__What the exercise asks__: Repeat verbatim the lines from the one containing "Write the Apache ECharts code for this chart." to the one containing "const chart = echarts.init(document.getElementById('chart'));", ends included, minus any pictures.

Plotting code records:
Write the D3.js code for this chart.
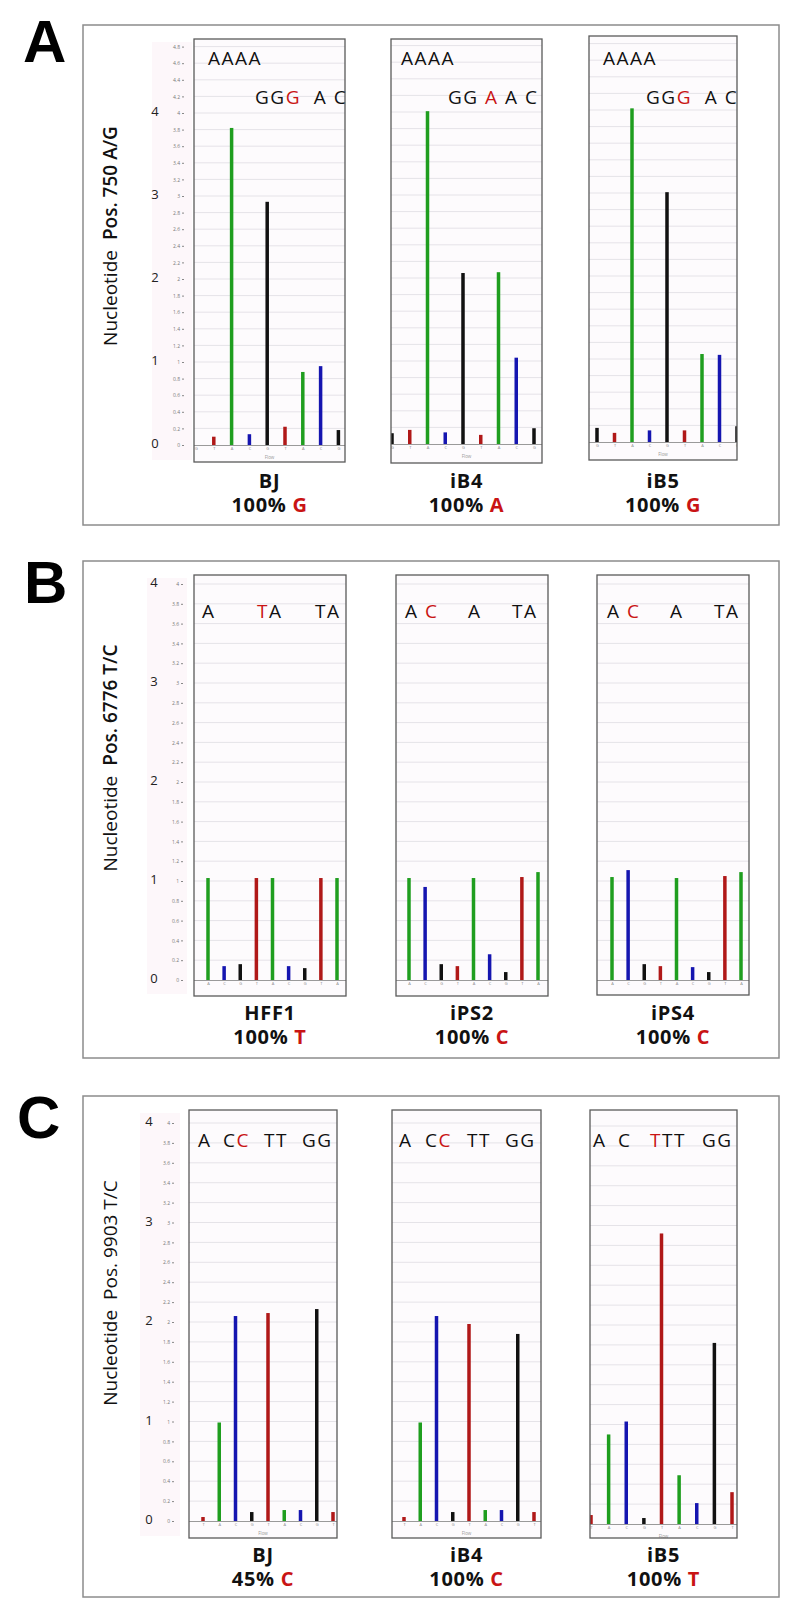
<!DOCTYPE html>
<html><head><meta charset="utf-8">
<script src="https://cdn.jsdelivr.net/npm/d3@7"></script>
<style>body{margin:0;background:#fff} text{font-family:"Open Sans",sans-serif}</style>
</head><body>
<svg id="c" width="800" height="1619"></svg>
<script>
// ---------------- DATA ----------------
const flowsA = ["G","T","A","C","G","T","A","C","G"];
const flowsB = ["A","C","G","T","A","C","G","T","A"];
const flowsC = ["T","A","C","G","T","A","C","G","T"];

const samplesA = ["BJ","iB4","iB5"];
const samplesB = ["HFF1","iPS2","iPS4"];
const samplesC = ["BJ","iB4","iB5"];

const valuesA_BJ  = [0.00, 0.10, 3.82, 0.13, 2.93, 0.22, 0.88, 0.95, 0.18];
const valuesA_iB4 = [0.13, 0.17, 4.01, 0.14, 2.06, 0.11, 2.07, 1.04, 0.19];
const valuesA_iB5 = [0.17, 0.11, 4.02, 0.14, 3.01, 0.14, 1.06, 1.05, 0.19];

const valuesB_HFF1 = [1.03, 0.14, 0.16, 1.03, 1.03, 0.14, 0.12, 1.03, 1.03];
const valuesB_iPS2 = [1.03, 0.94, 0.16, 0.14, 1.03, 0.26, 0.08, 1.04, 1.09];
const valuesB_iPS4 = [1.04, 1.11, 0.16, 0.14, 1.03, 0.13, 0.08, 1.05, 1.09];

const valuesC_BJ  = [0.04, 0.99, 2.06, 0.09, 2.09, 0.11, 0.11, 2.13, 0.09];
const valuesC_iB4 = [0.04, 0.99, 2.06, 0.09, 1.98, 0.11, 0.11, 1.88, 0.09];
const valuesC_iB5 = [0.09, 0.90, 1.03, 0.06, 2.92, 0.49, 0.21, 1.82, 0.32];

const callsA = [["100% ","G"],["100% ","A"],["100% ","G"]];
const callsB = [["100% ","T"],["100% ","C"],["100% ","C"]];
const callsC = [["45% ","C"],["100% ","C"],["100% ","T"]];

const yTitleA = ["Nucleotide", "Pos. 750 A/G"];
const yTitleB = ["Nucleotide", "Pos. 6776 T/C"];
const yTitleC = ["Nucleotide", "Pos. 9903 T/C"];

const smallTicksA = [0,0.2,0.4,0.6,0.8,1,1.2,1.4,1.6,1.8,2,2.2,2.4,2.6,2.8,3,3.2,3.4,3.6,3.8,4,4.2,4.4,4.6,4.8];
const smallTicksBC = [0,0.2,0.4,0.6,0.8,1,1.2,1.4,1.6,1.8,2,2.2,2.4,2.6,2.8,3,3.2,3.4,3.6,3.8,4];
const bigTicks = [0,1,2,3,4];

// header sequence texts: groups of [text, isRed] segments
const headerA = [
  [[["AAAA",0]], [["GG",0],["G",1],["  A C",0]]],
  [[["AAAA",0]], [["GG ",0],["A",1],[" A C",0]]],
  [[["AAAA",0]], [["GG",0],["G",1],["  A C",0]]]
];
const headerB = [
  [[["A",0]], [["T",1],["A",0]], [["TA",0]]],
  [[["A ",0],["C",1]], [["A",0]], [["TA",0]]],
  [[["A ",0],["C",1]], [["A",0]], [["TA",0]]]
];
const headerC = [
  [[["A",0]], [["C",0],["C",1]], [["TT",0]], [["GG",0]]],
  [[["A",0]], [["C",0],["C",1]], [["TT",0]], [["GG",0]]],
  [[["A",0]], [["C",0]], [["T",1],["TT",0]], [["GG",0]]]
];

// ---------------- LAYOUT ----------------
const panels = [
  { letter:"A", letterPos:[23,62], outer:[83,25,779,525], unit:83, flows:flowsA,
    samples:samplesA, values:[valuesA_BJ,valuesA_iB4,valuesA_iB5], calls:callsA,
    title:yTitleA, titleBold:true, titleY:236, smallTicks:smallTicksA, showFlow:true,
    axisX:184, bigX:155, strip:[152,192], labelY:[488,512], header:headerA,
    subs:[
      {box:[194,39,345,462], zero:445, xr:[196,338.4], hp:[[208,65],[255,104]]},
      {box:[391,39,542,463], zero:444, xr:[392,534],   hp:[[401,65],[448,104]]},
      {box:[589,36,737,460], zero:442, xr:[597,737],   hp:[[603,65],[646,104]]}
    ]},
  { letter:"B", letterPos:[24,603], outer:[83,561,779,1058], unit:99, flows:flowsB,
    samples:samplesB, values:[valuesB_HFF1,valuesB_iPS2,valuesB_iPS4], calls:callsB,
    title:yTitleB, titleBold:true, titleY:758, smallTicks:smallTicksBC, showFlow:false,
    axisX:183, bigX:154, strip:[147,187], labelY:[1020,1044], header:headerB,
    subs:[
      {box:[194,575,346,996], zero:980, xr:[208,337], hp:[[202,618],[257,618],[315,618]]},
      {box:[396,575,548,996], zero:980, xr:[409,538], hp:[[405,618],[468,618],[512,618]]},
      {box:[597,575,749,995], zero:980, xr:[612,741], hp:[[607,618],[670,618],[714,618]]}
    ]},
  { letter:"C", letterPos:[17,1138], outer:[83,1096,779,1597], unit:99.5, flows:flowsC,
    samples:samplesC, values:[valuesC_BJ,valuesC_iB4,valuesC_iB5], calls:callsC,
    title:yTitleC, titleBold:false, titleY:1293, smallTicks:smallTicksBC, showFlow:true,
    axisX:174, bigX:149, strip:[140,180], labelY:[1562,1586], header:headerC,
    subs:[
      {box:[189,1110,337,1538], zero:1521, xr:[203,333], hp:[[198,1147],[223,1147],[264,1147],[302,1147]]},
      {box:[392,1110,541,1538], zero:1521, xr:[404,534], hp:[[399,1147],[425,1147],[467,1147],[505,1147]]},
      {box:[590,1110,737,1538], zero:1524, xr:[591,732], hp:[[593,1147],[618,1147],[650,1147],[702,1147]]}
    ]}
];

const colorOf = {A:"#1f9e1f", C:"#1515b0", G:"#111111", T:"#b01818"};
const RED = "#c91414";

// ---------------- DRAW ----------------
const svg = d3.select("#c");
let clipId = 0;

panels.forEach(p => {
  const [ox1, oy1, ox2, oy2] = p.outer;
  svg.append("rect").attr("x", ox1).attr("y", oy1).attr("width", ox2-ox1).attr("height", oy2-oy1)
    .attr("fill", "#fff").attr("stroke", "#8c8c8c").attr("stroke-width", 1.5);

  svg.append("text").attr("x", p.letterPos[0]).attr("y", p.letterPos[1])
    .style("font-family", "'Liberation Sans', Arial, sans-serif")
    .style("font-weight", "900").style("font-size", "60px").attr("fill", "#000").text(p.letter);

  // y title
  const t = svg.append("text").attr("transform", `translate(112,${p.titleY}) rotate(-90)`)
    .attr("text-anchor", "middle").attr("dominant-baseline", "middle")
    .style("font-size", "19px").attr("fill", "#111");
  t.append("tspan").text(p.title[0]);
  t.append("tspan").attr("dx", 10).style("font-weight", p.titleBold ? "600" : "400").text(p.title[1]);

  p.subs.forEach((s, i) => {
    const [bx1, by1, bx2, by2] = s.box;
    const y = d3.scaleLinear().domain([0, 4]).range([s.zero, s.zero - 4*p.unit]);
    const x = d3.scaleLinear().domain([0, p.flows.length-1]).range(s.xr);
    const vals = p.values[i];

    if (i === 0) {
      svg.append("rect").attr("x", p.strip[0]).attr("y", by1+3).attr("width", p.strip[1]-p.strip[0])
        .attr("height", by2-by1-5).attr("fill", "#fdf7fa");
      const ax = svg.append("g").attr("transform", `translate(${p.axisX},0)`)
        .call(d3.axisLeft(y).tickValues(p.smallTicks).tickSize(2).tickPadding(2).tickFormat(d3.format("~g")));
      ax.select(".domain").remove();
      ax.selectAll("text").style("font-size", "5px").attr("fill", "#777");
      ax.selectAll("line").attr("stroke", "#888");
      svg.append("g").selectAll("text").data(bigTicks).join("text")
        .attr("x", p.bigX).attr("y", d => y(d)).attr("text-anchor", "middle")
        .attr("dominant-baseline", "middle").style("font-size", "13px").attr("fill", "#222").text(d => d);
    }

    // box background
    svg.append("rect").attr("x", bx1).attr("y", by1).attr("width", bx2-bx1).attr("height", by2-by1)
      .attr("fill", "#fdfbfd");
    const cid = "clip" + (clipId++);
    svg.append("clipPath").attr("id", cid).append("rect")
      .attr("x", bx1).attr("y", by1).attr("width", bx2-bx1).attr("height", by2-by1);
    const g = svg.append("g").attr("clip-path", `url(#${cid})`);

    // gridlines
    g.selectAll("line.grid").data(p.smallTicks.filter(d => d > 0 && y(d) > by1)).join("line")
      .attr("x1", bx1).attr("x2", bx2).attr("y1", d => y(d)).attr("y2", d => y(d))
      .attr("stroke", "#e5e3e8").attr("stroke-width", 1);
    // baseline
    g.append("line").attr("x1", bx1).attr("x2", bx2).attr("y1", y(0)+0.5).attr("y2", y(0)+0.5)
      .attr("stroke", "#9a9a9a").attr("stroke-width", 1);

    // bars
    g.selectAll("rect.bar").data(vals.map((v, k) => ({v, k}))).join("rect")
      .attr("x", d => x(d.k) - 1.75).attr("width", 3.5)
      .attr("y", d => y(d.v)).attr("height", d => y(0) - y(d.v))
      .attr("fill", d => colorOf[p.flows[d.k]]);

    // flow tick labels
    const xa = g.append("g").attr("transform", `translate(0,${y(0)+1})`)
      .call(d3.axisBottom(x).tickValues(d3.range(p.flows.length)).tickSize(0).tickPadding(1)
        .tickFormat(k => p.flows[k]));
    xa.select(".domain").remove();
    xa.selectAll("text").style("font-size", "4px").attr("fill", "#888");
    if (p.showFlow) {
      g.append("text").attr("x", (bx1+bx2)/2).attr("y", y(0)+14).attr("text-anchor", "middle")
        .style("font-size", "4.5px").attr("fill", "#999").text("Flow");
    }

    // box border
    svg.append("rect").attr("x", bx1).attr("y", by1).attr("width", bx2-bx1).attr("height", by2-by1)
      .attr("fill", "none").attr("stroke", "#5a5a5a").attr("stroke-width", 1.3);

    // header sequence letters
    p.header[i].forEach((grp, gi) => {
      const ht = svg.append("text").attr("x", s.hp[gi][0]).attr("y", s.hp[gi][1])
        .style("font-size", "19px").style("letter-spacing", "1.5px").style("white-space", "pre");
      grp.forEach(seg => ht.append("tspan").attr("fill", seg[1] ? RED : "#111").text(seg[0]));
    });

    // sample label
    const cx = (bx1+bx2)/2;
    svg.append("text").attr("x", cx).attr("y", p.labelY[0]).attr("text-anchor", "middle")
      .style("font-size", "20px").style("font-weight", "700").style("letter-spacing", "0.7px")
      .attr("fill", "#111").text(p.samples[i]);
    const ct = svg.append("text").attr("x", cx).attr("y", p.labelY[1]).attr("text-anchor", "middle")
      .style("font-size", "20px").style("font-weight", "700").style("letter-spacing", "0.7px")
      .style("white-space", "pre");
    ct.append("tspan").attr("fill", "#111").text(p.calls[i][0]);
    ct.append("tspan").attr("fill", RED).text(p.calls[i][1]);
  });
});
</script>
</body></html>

---

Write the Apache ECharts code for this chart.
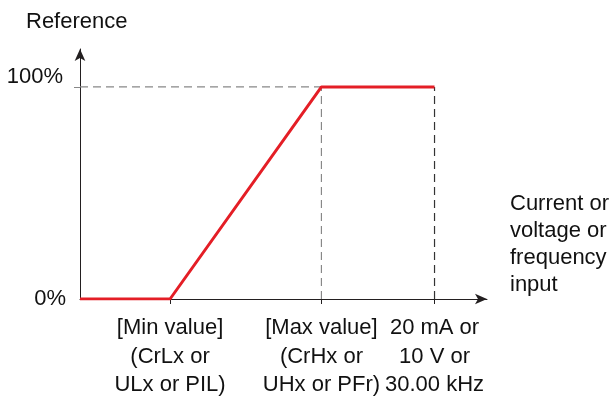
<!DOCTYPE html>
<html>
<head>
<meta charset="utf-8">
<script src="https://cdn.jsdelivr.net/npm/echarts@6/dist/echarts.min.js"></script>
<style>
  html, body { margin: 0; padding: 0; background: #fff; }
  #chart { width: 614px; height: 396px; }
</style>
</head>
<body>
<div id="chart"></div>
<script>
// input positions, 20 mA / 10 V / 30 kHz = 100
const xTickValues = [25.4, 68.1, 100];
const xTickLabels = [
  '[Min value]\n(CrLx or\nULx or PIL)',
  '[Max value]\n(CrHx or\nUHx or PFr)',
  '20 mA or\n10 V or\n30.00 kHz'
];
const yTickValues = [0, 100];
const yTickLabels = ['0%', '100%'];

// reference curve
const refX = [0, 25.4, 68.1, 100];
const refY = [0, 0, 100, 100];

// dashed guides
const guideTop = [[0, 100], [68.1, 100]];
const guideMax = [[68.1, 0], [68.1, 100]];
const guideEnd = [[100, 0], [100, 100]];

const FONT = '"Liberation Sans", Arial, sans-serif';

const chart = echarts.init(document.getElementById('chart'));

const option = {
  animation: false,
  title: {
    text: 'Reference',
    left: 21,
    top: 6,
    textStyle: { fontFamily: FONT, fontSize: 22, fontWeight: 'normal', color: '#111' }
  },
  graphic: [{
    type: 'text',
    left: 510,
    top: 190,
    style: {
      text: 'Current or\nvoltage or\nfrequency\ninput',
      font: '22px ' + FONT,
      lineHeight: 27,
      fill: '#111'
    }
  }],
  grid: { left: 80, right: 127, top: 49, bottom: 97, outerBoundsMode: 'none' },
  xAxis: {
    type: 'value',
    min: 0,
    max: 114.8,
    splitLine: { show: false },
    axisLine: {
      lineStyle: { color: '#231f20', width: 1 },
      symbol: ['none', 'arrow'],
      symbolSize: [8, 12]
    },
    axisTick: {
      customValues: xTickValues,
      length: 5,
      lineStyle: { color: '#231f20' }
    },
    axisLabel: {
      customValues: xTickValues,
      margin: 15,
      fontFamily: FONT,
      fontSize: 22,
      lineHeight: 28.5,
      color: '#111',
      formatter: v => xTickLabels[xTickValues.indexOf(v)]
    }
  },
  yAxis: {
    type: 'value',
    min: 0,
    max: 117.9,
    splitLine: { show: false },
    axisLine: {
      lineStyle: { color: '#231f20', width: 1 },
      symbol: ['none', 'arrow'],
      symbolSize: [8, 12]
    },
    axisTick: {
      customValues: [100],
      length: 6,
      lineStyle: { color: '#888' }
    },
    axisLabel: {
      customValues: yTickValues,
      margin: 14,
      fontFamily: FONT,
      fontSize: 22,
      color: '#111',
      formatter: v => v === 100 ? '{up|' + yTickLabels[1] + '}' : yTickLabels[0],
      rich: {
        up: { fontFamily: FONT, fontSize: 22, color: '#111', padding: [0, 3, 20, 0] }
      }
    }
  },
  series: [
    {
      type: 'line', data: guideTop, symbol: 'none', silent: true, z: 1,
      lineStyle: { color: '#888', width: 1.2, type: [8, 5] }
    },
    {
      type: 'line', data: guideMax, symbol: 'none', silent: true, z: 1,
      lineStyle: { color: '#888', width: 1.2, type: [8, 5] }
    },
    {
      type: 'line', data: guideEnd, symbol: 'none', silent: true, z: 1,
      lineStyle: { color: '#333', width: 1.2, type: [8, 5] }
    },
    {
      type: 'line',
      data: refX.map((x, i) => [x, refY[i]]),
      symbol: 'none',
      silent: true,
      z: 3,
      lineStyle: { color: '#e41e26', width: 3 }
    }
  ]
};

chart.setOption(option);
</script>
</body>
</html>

__Written answer__:
Write the Apache ECharts code for this chart.
<!DOCTYPE html>
<html>
<head>
<meta charset="utf-8">
<script src="https://cdn.jsdelivr.net/npm/echarts@6/dist/echarts.min.js"></script>
<style>
  html, body { margin: 0; padding: 0; background: #fff; }
  #chart { width: 614px; height: 396px; }
</style>
</head>
<body>
<div id="chart"></div>
<script>
// input positions, 20 mA / 10 V / 30 kHz = 100
const xTickValues = [25.4, 68.1, 100];
const xTickLabels = [
  '[Min value]\n(CrLx or\nULx or PIL)',
  '[Max value]\n(CrHx or\nUHx or PFr)',
  '20 mA or\n10 V or\n30.00 kHz'
];
const yTickValues = [0, 100];
const yTickLabels = ['0%', '100%'];

// reference curve
const refX = [0, 25.4, 68.1, 100];
const refY = [0, 0, 100, 100];

// dashed guides
const guideTop = [[0, 100], [68.1, 100]];
const guideMax = [[68.1, 0], [68.1, 100]];
const guideEnd = [[100, 0], [100, 100]];

const FONT = '"Liberation Sans", Arial, sans-serif';

const chart = echarts.init(document.getElementById('chart'));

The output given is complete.